Task directions: Retype word for word the first line of the listing and each line after it up to the line with "330, 340, 350];", with the pictures taken out.

Data extract:
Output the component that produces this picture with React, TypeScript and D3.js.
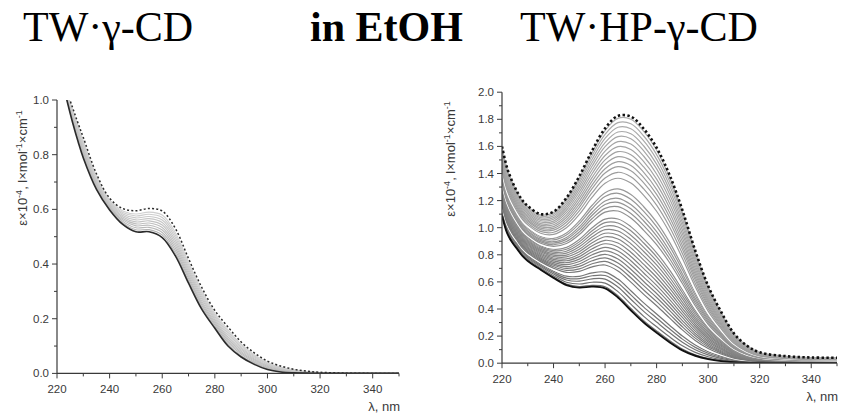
import React from "react";
import * as d3 from "d3";

// Wavelength grid (nm)
const wavelengths = [220, 222, 224, 226, 228, 230, 235, 240, 245, 250, 255, 260, 265, 270, 275, 280, 285, 290, 295, 300, 305, 310, 315, 320, 330, 340, 350];

// Left panel: TW·γ-CD (ε×10^-4)
const gcdStart = [1.15, 1.07, 0.99, 0.915, 0.848, 0.788, 0.673, 0.598, 0.545, 0.518, 0.518, 0.497, 0.43, 0.33, 0.235, 0.165, 0.10, 0.06, 0.033, 0.014, 0.005, 0.002, 0.001, 0, 0, 0, 0];
const gcdEnd = [1.14, 1.08, 1.025, 0.97, 0.915, 0.863, 0.73, 0.641, 0.603, 0.595, 0.603, 0.594, 0.53, 0.42, 0.315, 0.23, 0.17, 0.115, 0.075, 0.045, 0.027, 0.015, 0.008, 0.004, 0.001, 0, 0];
// intermediate spectra: read heights at the 255 nm shoulder
const gcdStepHeights = [0.526, 0.534, 0.542, 0.550, 0.558, 0.566, 0.574, 0.582, 0.590];

// Right panel: TW·HP-γ-CD
const hpStart = [1.09, 0.96, 0.89, 0.84, 0.79, 0.755, 0.69, 0.63, 0.577, 0.558, 0.565, 0.553, 0.485, 0.39, 0.30, 0.225, 0.155, 0.095, 0.055, 0.03, 0.015, 0.007, 0.004, 0.003, 0.002, 0.002, 0.002];
const hpEnd = [1.60, 1.44, 1.34, 1.26, 1.20, 1.16, 1.10, 1.118, 1.22, 1.38, 1.57, 1.733, 1.825, 1.82, 1.73, 1.59, 1.39, 1.13, 0.83, 0.57, 0.38, 0.22, 0.13, 0.08, 0.052, 0.042, 0.04];
// intermediate spectra: read heights at the ~265 nm band
const hpStepHeights = [0.498, 0.528, 0.562, 0.592, 0.621, 0.651, 0.680, 0.710, 0.740, 0.769, 0.799, 0.828, 0.858, 0.887, 0.917, 0.946, 0.976, 1.005, 1.035, 1.064, 1.094, 1.123, 1.155, 1.187, 1.217, 1.254, 1.286, 1.323, 1.365, 1.409, 1.451, 1.487, 1.524, 1.561, 1.598, 1.635, 1.672, 1.706, 1.741, 1.775, 1.807];
const hpWhiteHeights = [0.651, 1.094, 1.323];

const xTickValues = [220, 240, 260, 280, 300, 320, 340];
const leftYTickValues = [0.0, 0.2, 0.4, 0.6, 0.8, 1.0];
const rightYTickValues = [0.0, 0.2, 0.4, 0.6, 0.8, 1.0, 1.2, 1.4, 1.6, 1.8, 2.0];

type Pt = [number, number];

function between(a: number[], b: number[], idx: number, h: number): number[] {
  const t = (h - a[idx]) / (b[idx] - a[idx]);
  return a.map((v, i) => v + (b[i] - v) * t);
}

interface PanelProps {
  id: string;
  xr: [number, number];
  yr: [number, number];
  yMax: number;
  yTicks: number[];
  yMinorStep: number;
  start: number[];
  end: number[];
  steps: number[];
  refIdx: number;
  whites: number[];
  colorFrom: string;
  colorTo: string;
  stepWidth: number;
  startColor: string;
  startWidth: number;
  endColor: string;
  endWidth: number;
  endDash: string;
  ylabX: number;
  ylabY: number;
  xlabY: number;
}

function Panel(p: PanelProps) {
  const x = d3.scaleLinear().domain([220, 350]).range(p.xr);
  const y = d3.scaleLinear().domain([0, p.yMax]).range(p.yr);
  const line = d3
    .line<Pt>()
    .x((d) => x(d[0]))
    .y((d) => y(d[1]))
    .curve(d3.curveCatmullRom.alpha(0.5));
  const toPts = (arr: number[]): Pt[] => arr.map((v, i) => [wavelengths[i], v] as Pt);
  const n = p.steps.length;
  const col = d3.interpolateRgb(p.colorFrom, p.colorTo);
  const minorX = d3.range(230, 351, 20);
  const minorY = d3.range(p.yMinorStep, p.yMax, p.yMinorStep * 2);
  const axisColor = "#3a3a3a";
  const textColor = "#3a3a3a";
  const x0 = p.xr[0];
  const y0 = p.yr[0];
  return (
    <g>
      <defs>
        <clipPath id={p.id}>
          <rect x={p.xr[0]} y={p.yr[1]} width={p.xr[1] - p.xr[0]} height={p.yr[0] - p.yr[1] - 0.5} />
        </clipPath>
      </defs>
      <g clipPath={`url(#${p.id})`} fill="none">
        {p.steps.map((h, i) => (
          <path
            key={i}
            d={line(toPts(between(p.start, p.end, p.refIdx, h))) || ""}
            stroke={p.whites.includes(h) ? "#ffffff" : col(n > 1 ? i / (n - 1) : 0)}
            strokeWidth={p.whites.includes(h) ? 1.6 : p.stepWidth}
          />
        ))}
        <path d={line(toPts(p.start)) || ""} stroke={p.startColor} strokeWidth={p.startWidth} />
        <path d={line(toPts(p.end)) || ""} stroke={p.endColor} strokeWidth={p.endWidth} strokeDasharray={p.endDash} />
      </g>
      {/* axes */}
      <line x1={x0} x2={p.xr[1]} y1={y0} y2={y0} stroke={axisColor} strokeWidth={1.2} />
      <line x1={x0} x2={x0} y1={y0} y2={p.yr[1]} stroke={axisColor} strokeWidth={1.2} />
      {xTickValues.map((t) => (
        <g key={"xt" + t}>
          <line x1={x(t)} x2={x(t)} y1={y0} y2={y0 + 5} stroke={axisColor} strokeWidth={1} />
          <text x={x(t)} y={y0 + 19.5} textAnchor="middle" fontSize={11.5} fill={textColor} fontFamily="Liberation Sans, Arial, sans-serif">
            {t}
          </text>
        </g>
      ))}
      {minorX.map((t) => (
        <line key={"xm" + t} x1={x(t)} x2={x(t)} y1={y0} y2={y0 + 3} stroke={axisColor} strokeWidth={1} />
      ))}
      {p.yTicks.map((t) => (
        <g key={"yt" + t}>
          <line x1={x0 - 5} x2={x0} y1={y(t)} y2={y(t)} stroke={axisColor} strokeWidth={1} />
          <text x={x0 - 8} y={y(t)} dy="0.35em" textAnchor="end" fontSize={11.5} fill={textColor} fontFamily="Liberation Sans, Arial, sans-serif">
            {t.toFixed(1)}
          </text>
        </g>
      ))}
      {minorY.map((t) => (
        <line key={"ym" + t} x1={x0 - 3} x2={x0} y1={y(t)} y2={y(t)} stroke={axisColor} strokeWidth={1} />
      ))}
      <text x={p.xr[1] + 1} y={p.xlabY} textAnchor="end" fontSize={13} fill={textColor} fontFamily="Liberation Sans, Arial, sans-serif">
        λ, nm
      </text>
      <text
        transform={`translate(${p.ylabX},${p.ylabY}) rotate(-90)`}
        textAnchor="middle"
        fontSize={13}
        fill={textColor}
        fontFamily="Liberation Sans, Arial, sans-serif"
      >
        <tspan>ε×10</tspan>
        <tspan fontSize={9} dy={-5}>-4</tspan>
        <tspan dy={5}>, l×mol</tspan>
        <tspan fontSize={9} dy={-5}>-1</tspan>
        <tspan dy={5}>×cm</tspan>
        <tspan fontSize={9} dy={-5}>-1</tspan>
      </text>
    </g>
  );
}

export default function App() {
  const serif = "Liberation Serif, Times New Roman, serif";
  return (
    <svg
      width={841}
      height={417}
      viewBox="0 0 841 417"
      style={{ position: "absolute", left: 0, top: 0, background: "#fff" }}
    >
      <rect x={0} y={0} width={841} height={417} fill="#fff" />
      <text x={23} y={41} fontFamily={serif} fontSize={42} fill="#000">
        TW·γ-CD
      </text>
      <text x={310} y={41} fontFamily={serif} fontSize={42} fontWeight="bold" fill="#000">
        in EtOH
      </text>
      <text x={520} y={41} fontFamily={serif} fontSize={42} fill="#000">
        TW·HP-γ-CD
      </text>
      <Panel
        id="clipL"
        xr={[57, 399]}
        yr={[373.4, 100]}
        yMax={1.0}
        yTicks={leftYTickValues}
        yMinorStep={0.1}
        start={gcdStart}
        end={gcdEnd}
        steps={gcdStepHeights}
        refIdx={10}
        whites={[]}
        colorFrom="#b4b4b4"
        colorTo="#d0d0d0"
        stepWidth={1.1}
        startColor="#2a2a2a"
        startWidth={1.6}
        endColor="#2a2a2a"
        endWidth={1.5}
        endDash="2,2.2"
        ylabX={27}
        ylabY={168}
        xlabY={411}
      />
      <Panel
        id="clipR"
        xr={[502, 837]}
        yr={[363.2, 92.2]}
        yMax={2.0}
        yTicks={rightYTickValues}
        yMinorStep={0.1}
        start={hpStart}
        end={hpEnd}
        steps={hpStepHeights}
        refIdx={12}
        whites={hpWhiteHeights}
        colorFrom="#707070"
        colorTo="#adadad"
        stepWidth={1.2}
        startColor="#111"
        startWidth={1.9}
        endColor="#111"
        endWidth={2.6}
        endDash="2.4,2.4"
        ylabX={455}
        ylabY={159}
        xlabY={401}
      />
    </svg>
  );
}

Expected answer:
Output the component that produces this picture with React, TypeScript and D3.js.
import React from "react";
import * as d3 from "d3";

// Wavelength grid (nm)
const wavelengths = [220, 222, 224, 226, 228, 230, 235, 240, 245, 250, 255, 260, 265, 270, 275, 280, 285, 290, 295, 300, 305, 310, 315, 320, 330, 340, 350];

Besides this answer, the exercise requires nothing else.